Au regard de ces dernières semaines, la politique menée par Erdogan et son parti-État peut au premier abord paraître pour le moins irrationnelle.
En effet, un avion de chasse russe a été abattu à la frontière turco-syrienne provoquant une crise sans précédent entre les deux pays. Et deux journalistes renommés ont été arrêtés, accusés d’espionnage et de « trahison à la patrie » pour avoir diffusé des vidéos et photographies, et publié des articles révélant des livraisons d’armes (par les services de renseignements) aux djihadistes combattant le régime d’Assad.
Deux jours plus tard, le bâtonnier de Diyarbakır, Tahir Elçi, célèbre défenseur des droits de l’homme et de la paix – qui avait été poursuivi il y a tout juste un mois pour avoir déclaré que le PKK n’était pas une organisation terroriste – a été assassiné par une balle dans la tête en pleine rue lors d’une fusillade entre milices kurdes et policiers. Tout cela sur fond de couvre-feu total, déploiement de brigades policières islamistes/fascistes « antiterroristes » (la brigade « Esedullah ») et de destruction de quartiers entiers dans le Kurdistan du Nord (de Turquie).
Répression à l’intérieur
Tout ceci ne semble évidemment pas très cohérent, si l’on oublie que c’est grâce à ce climat de guerre civile (provoquant aussi les représailles du mouvement kurde armé), de répression violente envers toute contestation sociale et politique, de criminalisation et d’assaut musclé envers la presse (légèrement) oppositionnelle, que l’AKP a réussi à obtenir 49,5 % aux élections du 1er novembre, gagnant ainsi 5 millions de voix en cinq mois (il avait obtenu 40,8 % aux élections du 7 juin dernier).Étant donné que la répression, l’autoritarisme, le nationalisme, la criminalisation de toute opposition comme soutien au PKK et à l’organisation terroriste « parallèle » – la confrérie de Fethullah Gülen, ancien allié devenu le pire ennemi de Erdogan – ont payé, Erdogan n’a aucune raison de faire marche arrière dans sa politique, au niveau intérieur comme au niveau international. Cette atmosphère de chaos lui permet de maintenir son hégémonie politique (sinon de la développer) dans la société, mais aussi au sein de l’AKP, rendant impossible toute tentative de le concurrencer.

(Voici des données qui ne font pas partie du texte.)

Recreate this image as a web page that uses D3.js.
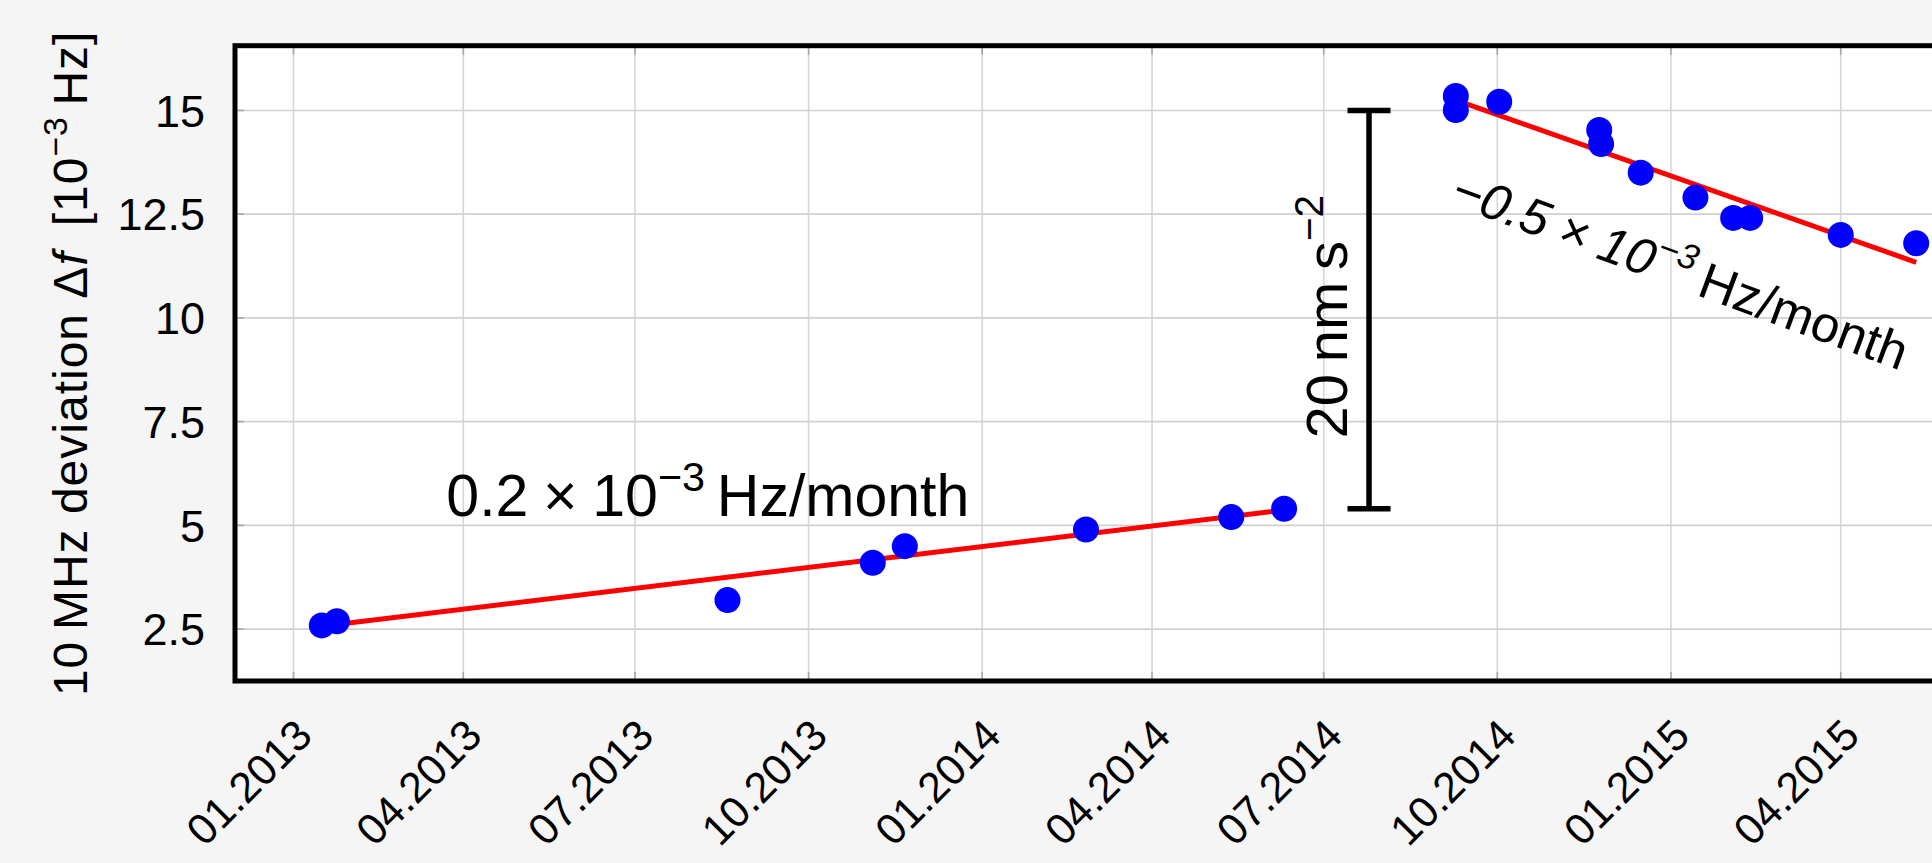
<!DOCTYPE html>
<html>
<head>
<meta charset="utf-8">
<script src="https://cdn.jsdelivr.net/npm/d3@7"></script>
<style>
  html, body { margin: 0; padding: 0; background: #f5f5f5; overflow: hidden; }
  svg { display: block; font-family: "Liberation Sans", Arial, sans-serif; }
</style>
</head>
<body>
<div id="chart"></div>
<script>
const parseDate = d3.timeParse('%Y-%m-%d');

// first series (before the jump)
const datesA = ['2013-01-16', '2013-01-24', '2013-08-19', '2013-11-04', '2013-11-21', '2014-02-25', '2014-05-13', '2014-06-10'];
const valuesA = [2.59, 2.69, 3.2, 4.1, 4.5, 4.9, 5.2, 5.4];

// second series (after the jump)
const datesB = ['2014-09-09', '2014-09-09', '2014-10-02', '2014-11-24', '2014-11-25', '2014-12-16', '2015-01-14', '2015-02-03', '2015-02-12', '2015-04-01', '2015-05-11'];
const valuesB = [15.35, 15.01, 15.21, 14.53, 14.19, 13.5, 12.9, 12.41, 12.41, 12.0, 11.8];

// linear fits, start and end
const fitDatesA = ['2013-01-16', '2014-06-10'];
const fitValuesA = [2.57, 5.37];
const fitDatesB = ['2014-09-09', '2015-05-11'];
const fitValuesB = [15.25, 11.34];

// scale bar (20 nm s^-2)
const barDate = '2014-07-25';
const barValues = [15, 5.4];

const xTicks = ['2013-01-01', '2013-04-01', '2013-07-01', '2013-10-01', '2014-01-01', '2014-04-01', '2014-07-01', '2014-10-01', '2015-01-01', '2015-04-01'];
const yTicks = [2.5, 5, 7.5, 10, 12.5, 15];
const xDomain = ['2012-12-01', '2015-06-26'];
const yDomain = [1.25, 16.56];

const width = 1932, height = 863;
const m = { left: 235, top: 45.7, right: 2003, bottom: 681 };

const svg = d3.select('#chart').append('svg')
  .attr('width', width)
  .attr('height', height);

const x = d3.scaleTime().domain(xDomain.map(parseDate)).range([m.left, m.right]);
const y = d3.scaleLinear().domain(yDomain).range([m.bottom, m.top]);

// text with superscripts / italic parts
function richText(sel, parts, size) {
  parts.forEach(p => {
    const t = sel.append('tspan').text(p.t);
    if (p.it) t.attr('font-style', 'italic');
    if (p.sup) {
      t.attr('font-size', size * 0.7).attr('dy', -size * 0.42);
    } else if (p.after) {
      t.attr('dy', size * 0.42);
    }
  });
  return sel;
}

// plot background
svg.append('rect')
  .attr('x', m.left).attr('y', m.top)
  .attr('width', m.right - m.left).attr('height', m.bottom - m.top)
  .attr('fill', '#fff');

// grid
const grid = svg.append('g');
grid.selectAll('.vgrid')
  .data(xTicks.map(parseDate))
  .enter().append('line')
  .attr('x1', d => x(d)).attr('x2', d => x(d))
  .attr('y1', m.top).attr('y2', m.bottom)
  .attr('stroke', '#d6d6d6').attr('stroke-width', 1.6);
grid.selectAll('.hgrid')
  .data(yTicks)
  .enter().append('line')
  .attr('x1', m.left).attr('x2', m.right)
  .attr('y1', d => y(d)).attr('y2', d => y(d))
  .attr('stroke', '#d0d0d0').attr('stroke-width', 1.6);

// small tick marks
grid.selectAll('.xtick')
  .data(xTicks.map(parseDate))
  .enter().append('path')
  .attr('d', d => `M${x(d)},${m.bottom}v-9M${x(d)},${m.top}v9`)
  .attr('stroke', '#a8a8a8').attr('stroke-width', 1.6);
grid.selectAll('.ytick')
  .data(yTicks)
  .enter().append('path')
  .attr('d', d => `M${m.left},${y(d)}h9`)
  .attr('stroke', '#a8a8a8').attr('stroke-width', 1.6);

// fits
const line = d3.line().x(d => x(d[0])).y(d => y(d[1]));
[[fitDatesA, fitValuesA], [fitDatesB, fitValuesB]].forEach(([ds, vs]) => {
  svg.append('path')
    .attr('d', line(ds.map((d, i) => [parseDate(d), vs[i]])))
    .attr('fill', 'none')
    .attr('stroke', '#ff0000')
    .attr('stroke-width', 5);
});

// points
const points = datesA.map((d, i) => [parseDate(d), valuesA[i]])
  .concat(datesB.map((d, i) => [parseDate(d), valuesB[i]]));
svg.append('g').selectAll('circle')
  .data(points)
  .enter().append('circle')
  .attr('cx', d => x(d[0]))
  .attr('cy', d => y(d[1]))
  .attr('r', 13)
  .attr('fill', '#0000ff');

// frame
svg.append('rect')
  .attr('x', m.left).attr('y', m.top)
  .attr('width', m.right - m.left).attr('height', m.bottom - m.top)
  .attr('fill', 'none')
  .attr('stroke', '#000').attr('stroke-width', 5);

// y tick labels
svg.append('g').selectAll('text')
  .data(yTicks)
  .enter().append('text')
  .attr('x', 205)
  .attr('y', d => y(d))
  .attr('dy', '0.36em')
  .attr('text-anchor', 'end')
  .attr('font-size', 45)
  .text(d => d3.format('')(d));

// x tick labels
const fmt = d3.timeFormat('%m.%Y');
svg.append('g').selectAll('text')
  .data(xTicks.map(parseDate))
  .enter().append('text')
  .attr('transform', d => `translate(${x(d) + 10},727) rotate(-45)`)
  .attr('dy', '0.36em')
  .attr('text-anchor', 'end')
  .attr('font-size', 43)
  .text(d => fmt(d));

// y axis title
richText(svg.append('text')
  .attr('transform', `translate(87,${(m.top + m.bottom) / 2}) rotate(-90)`)
  .attr('text-anchor', 'middle')
  .attr('font-size', 48)
  .attr('letter-spacing', 1), [
    { t: '10\u2009MHz deviation \u0394' },
    { t: 'f', it: true },
    { t: '\u2002[10' },
    { t: '\u22123', sup: true },
    { t: '\u2009Hz]', after: true }
  ], 48);

// scale bar
const bx = x(parseDate(barDate));
svg.append('path')
  .attr('d', `M${bx},${y(barValues[0])}V${y(barValues[1])}` +
    `M${bx - 21.5},${y(barValues[0])}h43M${bx - 21.5},${y(barValues[1])}h43`)
  .attr('stroke', '#000').attr('stroke-width', 5.5).attr('fill', 'none');
richText(svg.append('text')
  .attr('transform', `translate(${bx - 22},${(y(barValues[0]) + y(barValues[1])) / 2 + 7}) rotate(-90)`)
  .attr('text-anchor', 'middle')
  .attr('font-size', 58), [
    { t: '20\u2009nm\u2009s' },
    { t: '\u22122', sup: true }
  ], 58);

// slope annotations
richText(svg.append('text')
  .attr('x', x(parseDate('2013-03-23')))
  .attr('y', y(5.22))
  .attr('font-size', 59), [
    { t: '0.2\u2005\u00d7\u200510' },
    { t: '\u22123', sup: true },
    { t: '\u2009Hz/month', after: true }
  ], 59);

richText(svg.append('text')
  .attr('transform', `translate(${x(parseDate('2014-09-05'))},${y(12.76)}) rotate(20.3)`)
  .attr('font-size', 51), [
    { t: '\u22120.5\u2005\u00d7\u200510', it: true },
    { t: '\u22123', sup: true, it: true },
    { t: '\u2009Hz/month', after: true }
  ], 51);
</script>
</body>
</html>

À l’extérieur, une stratégie non sans arrière-pensées...
Erdogan et l’AKP n’hésitent pas non plus à alimenter les tensions militaires, d’une part pour préserver la consolidation de sa base électorale mais surtout pour avoir son mot à dire lors de la division de la Syrie en zones ethniques/confessionnelles. La principale motivation du régime d’Erdogan est d’empêcher à tout prix que la région qui s’étend d’Azaz à Jarablus – se trouvant sous le contrôle de Daesh – passe aux mains du PYD-PKK, car c’est la seule partie de ses frontières avec la Syrie qui ne soit pas contrôlée aujourd’hui par les forces kurdes. Ceci constituerait un obstacle majeur à sa domination (espérée) sur la zone sunnite, suite de la division de la Syrie.La question de l’avion russe abattu relève bien entendu de l’incompatibilité des stratégies turques et russes, totalement opposées. Mais elle doit aussi être comprise comme des représailles contre les frappes aériennes russes sur les groupes djihadistes (al-Nusra, Ahrar al-Sham, dijhadistes tchétchènes, marocains, ouïghours…) se trouvant dans cette zone sunnite. Représailles dont les retombées économiques ont probablement dû être mal calculées... De plus, la forte présence de « nos compatriotes » turkmènes dans cette région bombardée a bien sûr été l’objet d’une instrumentalisation nationaliste au niveau de l’opinion publique intérieure.Comme dans l’exemple récent du déploiement de troupes turques près de Mossoul (profitant de la tension entre Barzani et le PYD), Ankara espère pouvoir se réimposer dans le chaos syrien par des démonstrations de force, après tous les revers essuyés. Et dans ce cadre, il compte sur ses alliés occidentaux, terrifiés par la crise migratoire et soucieux de contrôler le flux, pour fermer les yeux sur ses aventures militaires, de même que sur l’exacerbation des mesures antidémocratiques au sein même du pays.